Non è impugnabile l’annullamento parziale adottato dal Fisco in via di autotutela
L’annullamento parziale adottato dall’Amministrazione fiscale in via di autotutela o comunque il provvedimento di portata riduttiva rispetto alla pretesa contenuta in atti divenuti definitivi, non rientra nell’ambito applicativo dell’art. 19 del D.Lgs. 31 dicembre 1992, n. 546, e pertanto non è impugnabile. Per la Corte di Cassazione, infatti, in tale situazione non si ravvisa “alcuna effettiva innovazione lesiva degli interessi del contribuente rispetto al quadro a lui noto e consolidato per la mancata tempestiva impugnazione del precedente accertamento. È invece impugnabile autonomamente il nuovo atto che risulti “di portata ampliativa rispetto all’originaria pretesa” (così, Corte di Cassazione 15 aprile 2016, n. 7511; in senso analogo i giudici di legittimità si espressero con l’ordinanza 16 novembre 2018, n. 29595).
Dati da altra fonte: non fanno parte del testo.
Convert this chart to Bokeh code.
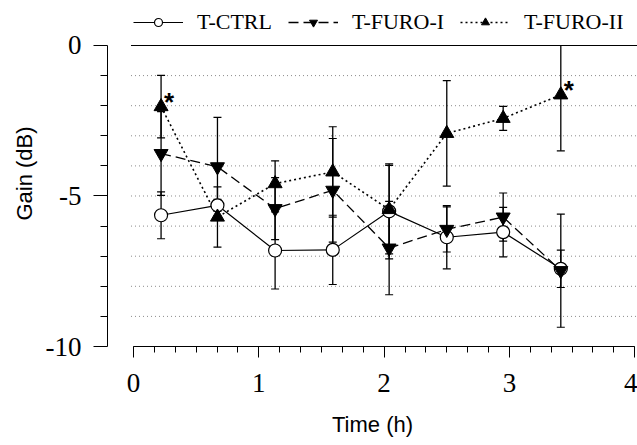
import numpy as np
from bokeh.plotting import figure
from bokeh.models import (ColumnDataSource, FixedTicker, LinearAxis, Legend, LegendItem, Range1d)
from bokeh.core.properties import value
from bokeh.embed import file_html
from bokeh.resources import INLINE

# ---- data ----
time_h = [0.22, 0.67, 1.13, 1.59, 2.04, 2.50, 2.95, 3.41]
ctrl_mean = [-5.64, -5.31, -6.81, -6.79, -5.51, -6.37, -6.20, -7.42]
ctrl_err = [0.78, 0.20, 1.28, 1.15, 1.58, 1.05, 0.82, 0.62]
furo1_mean = [-3.59, -4.03, -5.42, -4.81, -6.73, -6.11, -5.70, -7.48]
furo1_err = [1.39, 1.64, 1.03, 1.72, 1.55, 0.75, 0.80, 1.88]
furo2_mean = [-2.03, -5.70, -4.59, -4.20, -5.45, -2.92, -2.42, -1.64]
furo2_err = [1.04, 1.00, 0.76, 1.50, 1.47, 1.75, 0.40, 1.86]
series_names = ["T-CTRL", "T-FURO-I", "T-FURO-II"]
signif_index = [0, 7]          # FURO-II points marked with *
y_major = [0, -5, -10]
y_major_labels = {0: "0", -5: "-5", -10: "-10"}
y_minor = [-1, -2, -3, -4, -6, -7, -8, -9]
x_major = [0, 1, 2, 3, 4]
x_minor_per_h = 6
grid_levels = [-1, -2, -3, -4, -5, -6, -7, -8, -9]

SERIF = "Liberation Serif"
SANS = "Liberation Sans"

W, H = 637, 445
x_start, x_end = -0.2075, 4.022
y_low, y_high = -10, 1.495   # extra room above 0 dB holds the legend

p = figure(width=W, height=H, output_backend="svg", toolbar_location=None,
           x_range=Range1d(x_start, x_end), y_range=Range1d(y_low, y_high),
           x_axis_type=None, y_axis_type=None,
           min_border_left=107, min_border_right=0, min_border_top=0, min_border_bottom=99)
p.outline_line_color = None
p.background_fill_color = "white"
p.border_fill_color = "white"
p.xgrid.visible = False
p.ygrid.visible = False

# dotted horizontal grid
n = len(grid_levels)
p.segment(x0=[-0.02] * n, y0=grid_levels, x1=[x_end] * n, y1=grid_levels,
          line_color="#8a8a8a", line_width=1, line_dash="1 3")
# solid reference line at 0 dB
p.segment(x0=[-0.02], y0=[0], x1=[x_end], y1=[0], line_color="black", line_width=1.1)

# y axis (left), spanning -10..0
yax = LinearAxis(ticker=FixedTicker(ticks=y_major, minor_ticks=y_minor), bounds=(-10, 0))
yax.major_label_overrides = y_major_labels
yax.axis_line_color = "black"
yax.major_tick_line_color = "black"
yax.minor_tick_line_color = "black"
yax.major_tick_out = 14
yax.major_tick_in = 0
yax.minor_tick_out = 7
yax.minor_tick_in = 0
yax.major_label_text_font = SERIF
yax.major_label_text_font_size = "27px"
yax.major_label_text_color = "black"
yax.major_label_standoff = 12
yax.axis_label = "Gain (dB)"
yax.axis_label_text_font = SANS
yax.axis_label_text_font_size = "22px"
yax.axis_label_text_font_style = "normal"
yax.axis_label_text_color = "black"
yax.axis_label_standoff = 6
p.add_layout(yax, "left")

# x axis (below), only spanning 0..4
xmin = [i / x_minor_per_h for i in range(0, 4 * x_minor_per_h + 1)]
xax = LinearAxis(ticker=FixedTicker(ticks=x_major, minor_ticks=xmin), bounds=(0, 4))
xax.axis_line_color = "black"
xax.major_tick_line_color = "black"
xax.minor_tick_line_color = "black"
xax.major_tick_out = 11
xax.major_tick_in = 0
xax.minor_tick_out = 6
xax.minor_tick_in = 0
xax.major_label_text_font = SERIF
xax.major_label_text_font_size = "27px"
xax.major_label_text_color = "black"
xax.major_label_standoff = 16
xax.axis_label = "Time (h)"
xax.axis_label_text_font = SANS
xax.axis_label_text_font_size = "22px"
xax.axis_label_text_font_style = "normal"
xax.axis_label_text_color = "black"
xax.axis_label_standoff = 17
p.add_layout(xax, "below")

means = [ctrl_mean, furo1_mean, furo2_mean]
errs = [ctrl_err, furo1_err, furo2_err]

# error bars (clipped at the 0 dB top of the axis)
for m, e in zip(means, errs):
    lo = [a - b for a, b in zip(m, e)]
    hi = [min(a + b, 0) for a, b in zip(m, e)]
    cap = [h for h, a, b in zip(hi, m, e) if a + b <= 0]
    capx = [t for t, a, b in zip(time_h, m, e) if a + b <= 0]
    src = ColumnDataSource(dict(x=time_h, lo=lo, hi=hi))
    p.segment(x0="x", y0="lo", x1="x", y1="hi", source=src, line_color="black", line_width=1.3)
    p.scatter(x="x", y="lo", source=src, marker="dash", size=8, line_color="black", line_width=1.2)
    p.scatter(x=capx, y=cap, marker="dash", size=8, line_color="black", line_width=1.2)

# lines
src_c = ColumnDataSource(dict(x=time_h, y=ctrl_mean))
src_1 = ColumnDataSource(dict(x=time_h, y=furo1_mean))
src_2 = ColumnDataSource(dict(x=time_h, y=furo2_mean))
l_c = p.line("x", "y", source=src_c, line_color="black", line_width=1.2)
l_1 = p.line("x", "y", source=src_1, line_color="black", line_width=1.3, line_dash="10 5")
l_2 = p.line("x", "y", source=src_2, line_color="black", line_width=1.6, line_dash="2 3")

# markers
m_c = p.scatter("x", "y", source=src_c, marker="circle", size=13, fill_color="white",
                line_color="black", line_width=1.2)
m_1 = p.scatter("x", "y", source=src_1, marker="inverted_triangle", size=14, fill_color="black",
                line_color="black")
m_2 = p.scatter("x", "y", source=src_2, marker="triangle", size=14, fill_color="black",
                line_color="black")

# significance asterisks
sx = [time_h[i] for i in signif_index]
sy = [furo2_mean[i] for i in signif_index]
p.text(x=sx, y=sy, text=["*"] * len(sx), text_font=value(SANS), text_font_size="26px",
       text_font_style="bold", text_align="left", text_baseline="middle",
       x_offset=3, y_offset=-5, text_color="black")

legend = Legend(items=[
    LegendItem(label=series_names[0], renderers=[l_c, m_c]),
    LegendItem(label=series_names[1], renderers=[l_1, m_1]),
    LegendItem(label=series_names[2], renderers=[l_2, m_2]),
], orientation="horizontal", location=(26, 311))
legend.glyph_width = 50
legend.glyph_height = 20
legend.label_standoff = 14
legend.spacing = 16
legend.padding = 0
legend.margin = 0
legend.border_line_color = None
legend.background_fill_alpha = 0
legend.label_text_font = SERIF
legend.label_text_font_size = "22px"
legend.label_text_color = "black"
p.add_layout(legend, "center")

open("out.html", "w").write(file_html(p, INLINE))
Questo principio è stato ora confermato dalla quinta sezione tributaria della Suprema Corte con l’ordinanza 29 maggio 2019, n. 27286, depositata lo scorso 24 ottobre. Il richiamato art. 19 del D.Lgs. 31 dicembre 1992, n. 546, ha individuato in modo tassativo gli atti impugnabili al fine di identificare gli atti e i rapporti per i quali sussiste la giurisdizione del giudice tributario. È stato pertanto affermato il principio della predeterminazione normativa degli atti impugnabili ed è stato definitivamente disatteso quell’indirizzo giurisprudenziale che si era formato sotto la previgente normativa e che tendeva a ricomprendere nell’ambito dell’art. 16 del D.P.R. 26 ottobre 1972, n. 636 (norma corrispondente all’attuale art. 19 del D.Lgs. 31 dicembre 1992, n. 546), tutta una serie di atti non espressamente contemplati dalla norma (quali ad esempio il processo verbale di constatazione elevato dalla Guardia di Finanza e notificato al contribuente, l’atto di rettifica del prospetto delle attività e passività, la proposta di accertamento e il provvedimento con cui sia disposto lo sgravio parziale di alcune somme iscritte a ruolo). Non sono impugnabili, a esempio, le circolari ministeriali in quanto hanno rilevanza meramente interna ossia natura interpretativa e non vincolante.